1. Sentence - a group of words that expresses a complete thought. Every sentence contains a subject and predicate.

    Subject: the noun or noun phrase that tells whom or what the sentence addresses.
      -Roger decided to save more money.
      -Almost all cats dislike water.

    Full or complete subject: the subject and all the words that modify it.
      -Patrick Henry's dream of freedom for all citizens compelled him to make his famous declaration.

    Simple Subject: the main noun of the complete subject.
      -Patrick Henry's dream of freedom for all citizens compelled him to make his famous declaration.

    Compound Subject: a complete subject with multiple simple subjects.
      -Miguel and the young boy became friends.


2. Predicate: a verb or verb phrase telling what the subject does or is:
    Full or complete predicate: the verb of the sentence and all of the words that modify it.
      -The old dog climbs slowly up the stairs.

    Simple Predicate: the main verb in the full predicate that indicates the action or state of being of the simple subject.
      -The old dog climbs slowly up the stairs.

    Compound Predicate: a complete predicate with multiple verbs.
      -He thought of his lower and missed her dearly.
      -The goose was looking straight ahead and running ahead and running for the pond.


3. Clause: a part of a sentence that contains its own subject and predicate.
    Independent clause: a clause that could function as its own sentence.
      - When the Mets are palying, the stadium is full.

    Dependent clause: a clause that cannot function as its own sentence. A dependent clause relies on an independent clause to complete its meaning.
    A dependent clause can function as a noun,
      -I realized that I owed Patrick fifty dollars.
      as an adverb,
      -When the Mets are playing, the stadium is full.
      or as an adjective.
      -The beef that I ate for dinner made me queasy.

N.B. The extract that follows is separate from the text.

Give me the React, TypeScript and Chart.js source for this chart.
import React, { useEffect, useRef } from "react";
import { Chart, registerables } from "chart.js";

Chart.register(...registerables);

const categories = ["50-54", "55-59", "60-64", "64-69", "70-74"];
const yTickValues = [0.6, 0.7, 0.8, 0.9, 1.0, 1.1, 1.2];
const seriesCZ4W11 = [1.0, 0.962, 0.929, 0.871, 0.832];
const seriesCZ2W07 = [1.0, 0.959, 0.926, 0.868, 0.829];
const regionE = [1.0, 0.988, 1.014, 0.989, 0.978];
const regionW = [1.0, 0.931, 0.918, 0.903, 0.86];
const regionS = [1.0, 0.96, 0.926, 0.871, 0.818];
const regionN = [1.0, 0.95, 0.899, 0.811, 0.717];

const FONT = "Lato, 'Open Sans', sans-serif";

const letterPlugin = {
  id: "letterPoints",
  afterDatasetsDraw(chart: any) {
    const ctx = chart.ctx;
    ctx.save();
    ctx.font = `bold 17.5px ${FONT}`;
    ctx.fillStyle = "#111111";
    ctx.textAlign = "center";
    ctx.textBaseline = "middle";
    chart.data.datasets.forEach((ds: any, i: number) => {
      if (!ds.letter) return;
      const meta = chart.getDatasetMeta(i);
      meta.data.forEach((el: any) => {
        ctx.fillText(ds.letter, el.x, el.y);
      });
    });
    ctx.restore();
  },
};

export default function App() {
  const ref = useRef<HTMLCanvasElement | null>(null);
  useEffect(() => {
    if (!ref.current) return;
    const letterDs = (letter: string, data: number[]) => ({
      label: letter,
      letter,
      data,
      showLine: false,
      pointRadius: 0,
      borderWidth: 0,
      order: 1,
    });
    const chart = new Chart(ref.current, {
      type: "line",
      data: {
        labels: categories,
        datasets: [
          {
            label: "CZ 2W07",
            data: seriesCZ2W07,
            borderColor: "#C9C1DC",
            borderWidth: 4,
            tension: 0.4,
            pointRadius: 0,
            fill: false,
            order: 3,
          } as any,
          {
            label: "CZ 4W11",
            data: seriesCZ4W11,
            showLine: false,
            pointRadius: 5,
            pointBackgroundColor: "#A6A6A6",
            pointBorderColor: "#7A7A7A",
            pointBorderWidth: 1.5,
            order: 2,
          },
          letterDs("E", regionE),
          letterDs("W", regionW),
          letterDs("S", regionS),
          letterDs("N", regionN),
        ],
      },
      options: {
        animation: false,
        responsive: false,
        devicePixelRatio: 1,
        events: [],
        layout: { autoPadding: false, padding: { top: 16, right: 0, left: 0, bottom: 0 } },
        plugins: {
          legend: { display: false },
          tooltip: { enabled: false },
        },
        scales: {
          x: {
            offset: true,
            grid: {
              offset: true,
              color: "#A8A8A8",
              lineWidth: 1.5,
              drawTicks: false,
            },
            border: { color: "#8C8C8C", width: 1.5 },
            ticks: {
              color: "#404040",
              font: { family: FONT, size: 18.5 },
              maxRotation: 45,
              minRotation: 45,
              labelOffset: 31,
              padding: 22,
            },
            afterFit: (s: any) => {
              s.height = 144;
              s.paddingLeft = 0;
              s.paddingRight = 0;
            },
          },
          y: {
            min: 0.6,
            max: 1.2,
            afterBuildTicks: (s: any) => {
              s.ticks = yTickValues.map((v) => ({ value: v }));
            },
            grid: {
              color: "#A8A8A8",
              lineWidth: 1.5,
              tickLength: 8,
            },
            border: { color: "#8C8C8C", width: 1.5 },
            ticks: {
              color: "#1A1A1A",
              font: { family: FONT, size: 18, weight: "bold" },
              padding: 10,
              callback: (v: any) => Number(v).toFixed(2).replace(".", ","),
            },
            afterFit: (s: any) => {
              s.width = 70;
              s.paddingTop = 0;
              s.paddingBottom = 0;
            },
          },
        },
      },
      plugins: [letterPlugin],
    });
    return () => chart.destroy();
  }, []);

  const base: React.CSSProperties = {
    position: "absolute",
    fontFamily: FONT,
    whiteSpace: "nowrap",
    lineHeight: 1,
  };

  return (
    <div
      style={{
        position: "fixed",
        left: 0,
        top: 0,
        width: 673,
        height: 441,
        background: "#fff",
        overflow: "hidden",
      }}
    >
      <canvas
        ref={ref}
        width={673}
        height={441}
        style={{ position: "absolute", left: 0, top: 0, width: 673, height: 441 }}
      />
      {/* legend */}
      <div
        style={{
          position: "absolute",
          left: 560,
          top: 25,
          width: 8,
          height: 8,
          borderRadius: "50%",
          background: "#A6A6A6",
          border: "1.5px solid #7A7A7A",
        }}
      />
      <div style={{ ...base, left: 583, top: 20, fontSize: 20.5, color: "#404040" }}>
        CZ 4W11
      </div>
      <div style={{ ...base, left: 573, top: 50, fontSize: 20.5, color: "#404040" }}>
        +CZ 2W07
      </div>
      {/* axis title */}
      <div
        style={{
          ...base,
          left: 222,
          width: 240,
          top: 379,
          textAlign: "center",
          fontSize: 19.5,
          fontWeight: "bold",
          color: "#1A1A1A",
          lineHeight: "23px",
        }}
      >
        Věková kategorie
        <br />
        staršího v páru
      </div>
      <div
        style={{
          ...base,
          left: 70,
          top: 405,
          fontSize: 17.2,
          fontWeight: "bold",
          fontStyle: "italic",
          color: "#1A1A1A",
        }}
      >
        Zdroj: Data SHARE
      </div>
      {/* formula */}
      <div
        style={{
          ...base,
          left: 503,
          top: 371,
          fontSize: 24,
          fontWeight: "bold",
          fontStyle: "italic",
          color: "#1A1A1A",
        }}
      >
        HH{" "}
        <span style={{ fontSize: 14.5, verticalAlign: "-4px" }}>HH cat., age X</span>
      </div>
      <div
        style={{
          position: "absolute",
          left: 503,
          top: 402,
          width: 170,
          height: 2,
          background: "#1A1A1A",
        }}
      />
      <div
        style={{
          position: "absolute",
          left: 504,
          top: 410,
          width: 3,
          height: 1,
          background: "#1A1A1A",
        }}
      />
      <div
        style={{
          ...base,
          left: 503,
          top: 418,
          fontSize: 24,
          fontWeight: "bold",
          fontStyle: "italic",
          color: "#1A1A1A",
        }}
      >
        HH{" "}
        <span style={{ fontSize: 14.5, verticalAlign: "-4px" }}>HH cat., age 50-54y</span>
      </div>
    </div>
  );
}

    Elliptical clause: a type of dependent clause with a subject and verb that are implied rather than expressed.
      -Though unhappy, she still smiled.
      In the clause Though unhappy, the subject and verb she was are implied: Although (she was) unhappy.


4. Phrase: a group of related words without a subject or predicate.
    Noun phrase: a phrase that acts as a noun. A noun phrase can function as a subject,
      -The snarling dog strained against its chain.
      object,
      -He gave her the book of poems.

    prepositional object,
      -The acrobat fell into the safety net.

    gerund phrase,
      -Dancing the tango is a popular activity in Argentina.

    or infinitive phrase,
      -To dream is to be human.

    Adjective phrase: a phrase that modifies nouns or pronouns. Participial phrases and many prepositional phrases are adjective phrases.
      -The actor playing Puck left much to be desired.

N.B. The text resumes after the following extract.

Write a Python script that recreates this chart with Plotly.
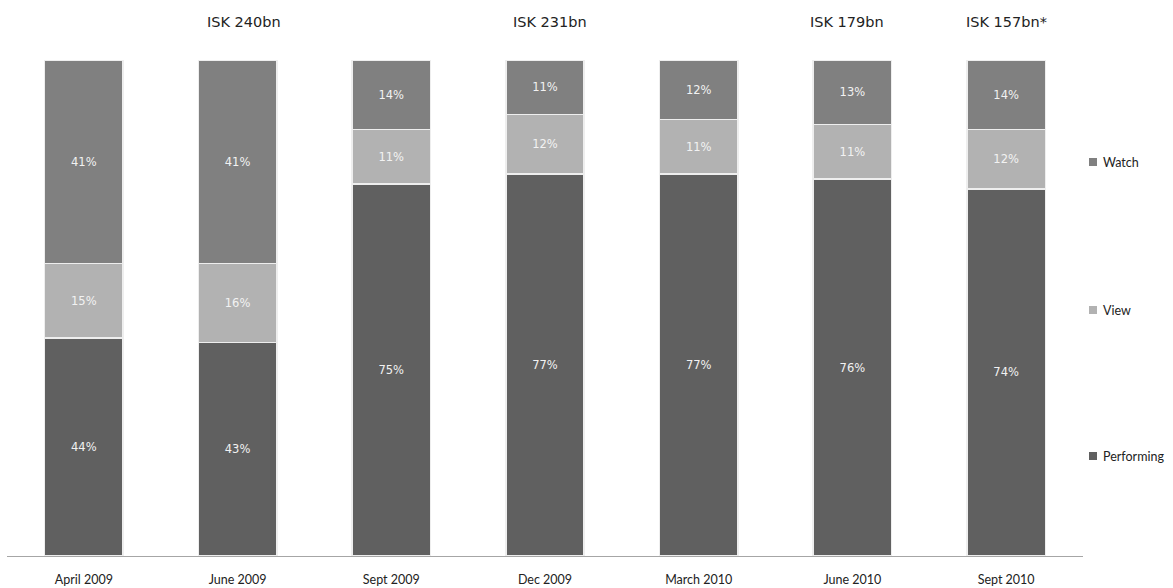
import plotly.graph_objects as go

categories = ["April 2009", "June 2009", "Sept 2009", "Dec 2009", "March 2010", "June 2010", "Sept 2010"]
performing = [44, 43, 75, 77, 77, 76, 74]
view = [15, 16, 11, 12, 11, 11, 12]
watch = [41, 41, 14, 11, 12, 13, 14]
totals_cats = ["June 2009", "Dec 2009", "June 2010", "Sept 2010"]
totals_text = ["ISK 240bn", "ISK 231bn", "ISK 179bn", "ISK 157bn*"]
totals_shift = [6, 5, -5, 0]

series = [
    ("Performing", performing, "#606060"),
    ("View", view, "#b2b2b2"),
    ("Watch", watch, "#808080"),
]

W, H = 1173, 588
L, R, T, B = 7, 90, 60, 32
pw = W - L - R
ph = H - T - B

fig = go.Figure()
for name, vals, col in series:
    fig.add_trace(go.Bar(
        x=categories, y=vals, name=name,
        marker=dict(color=col, line=dict(color="#eeeeee", width=1.5)),
        texttemplate="%{y:.0f}%", textposition="inside",
        insidetextanchor="middle", textangle=0, constraintext="none",
        textfont=dict(family="DejaVu Sans", size=11.5, color="#f2f2f2"),
        showlegend=False,
    ))

annotations = []
for c, t, s in zip(totals_cats, totals_text, totals_shift):
    annotations.append(dict(
        x=c, xref="x", y=(H - B - 22) / ph, yref="paper", xshift=s,
        text=t, showarrow=False, xanchor="center", yanchor="middle",
        font=dict(family="DejaVu Sans", size=14.5, color="#222222"),
    ))

shapes = []
legend_y = {"Watch": 162, "View": 310, "Performing": 456}
for name, vals, col in series:
    py = legend_y[name]
    x0 = (1089 - L) / pw
    x1 = (1097 - L) / pw
    y0 = (H - B - (py + 4)) / ph
    y1 = (H - B - (py - 4)) / ph
    shapes.append(dict(type="rect", xref="paper", yref="paper",
                       x0=x0, x1=x1, y0=y0, y1=y1,
                       fillcolor=col, line=dict(width=0)))
    annotations.append(dict(
        x=(1101 - L) / pw, xref="paper", y=(H - B - py) / ph, yref="paper",
        text=name, showarrow=False, xanchor="left", yanchor="middle",
        font=dict(family="Lato", size=12.5, color="#222222"),
    ))

fig.update_layout(
    barmode="stack",
    bargap=0.49,
    width=W, height=H,
    margin=dict(l=L, r=R, t=T, b=B, autoexpand=False),
    plot_bgcolor="white", paper_bgcolor="white",
    xaxis=dict(showline=True, linecolor="#a6a6a6", linewidth=1,
               showgrid=False, ticks="", ticklabelstandoff=12, automargin=False,
               tickfont=dict(family="Lato", size=12.5, color="#222222")),
    yaxis=dict(range=[0, 100], visible=False, showgrid=False, automargin=False),
    annotations=annotations,
    shapes=shapes,
    uniformtext=dict(minsize=8, mode="show"),
)

fig.write_html("out.html", config={"displayModeBar": False},
               post_script="document.body.style.margin='0';document.body.style.overflow='hidden';")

    Adverb phrase: a phrase that begins with a preposition, and that functions as an adverb.
      -The theater was crowded with the actor's fans.

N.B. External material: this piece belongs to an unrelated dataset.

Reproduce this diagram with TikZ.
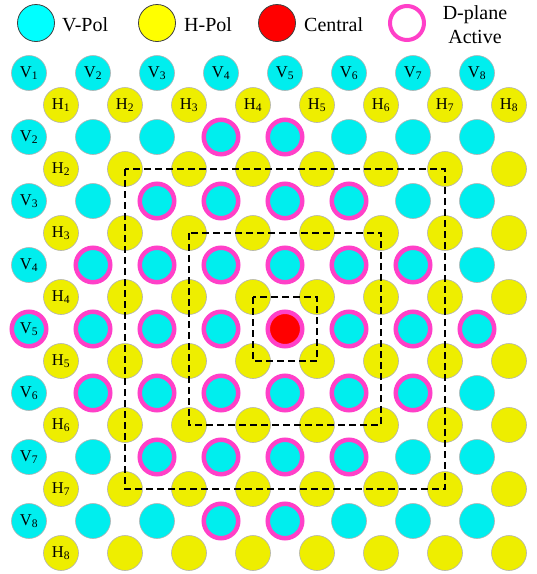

    Prepositional phrase: a phrase made up of a preposition, its object, and its modifiers.
      -The roof of the old theater was leaking badly.


5. Modifier: a word or phrase that modifies or adds information to other parts of a sentence. Adjectives, adverbs, and many phrases and clauses are modifiers.
    Limiting modifier: a word or phrase that limits the scope or degree of an idea. Words like almost, only, or barely are modifiers.
      -It was almost time for dinner.

    Restricting modifier: a phrase or clause that restricts the meaning of what it modifies and is necessary to the idea of its sentence.
      -Any dog that has not had it shots should be taken to a veterinarian immediately.

    Nonrestricting modifier: a modifier that adds information but is not necessary to the sentence. Commas, dashes, or parentheses set apart nonrestricting modifiers.
      -Seventeenth-century poets, many of whom were also devout Christians, wrote excellent poetry.
      -We could hear the singing bird-a wren, perhaps, or a robin-throughout the forest.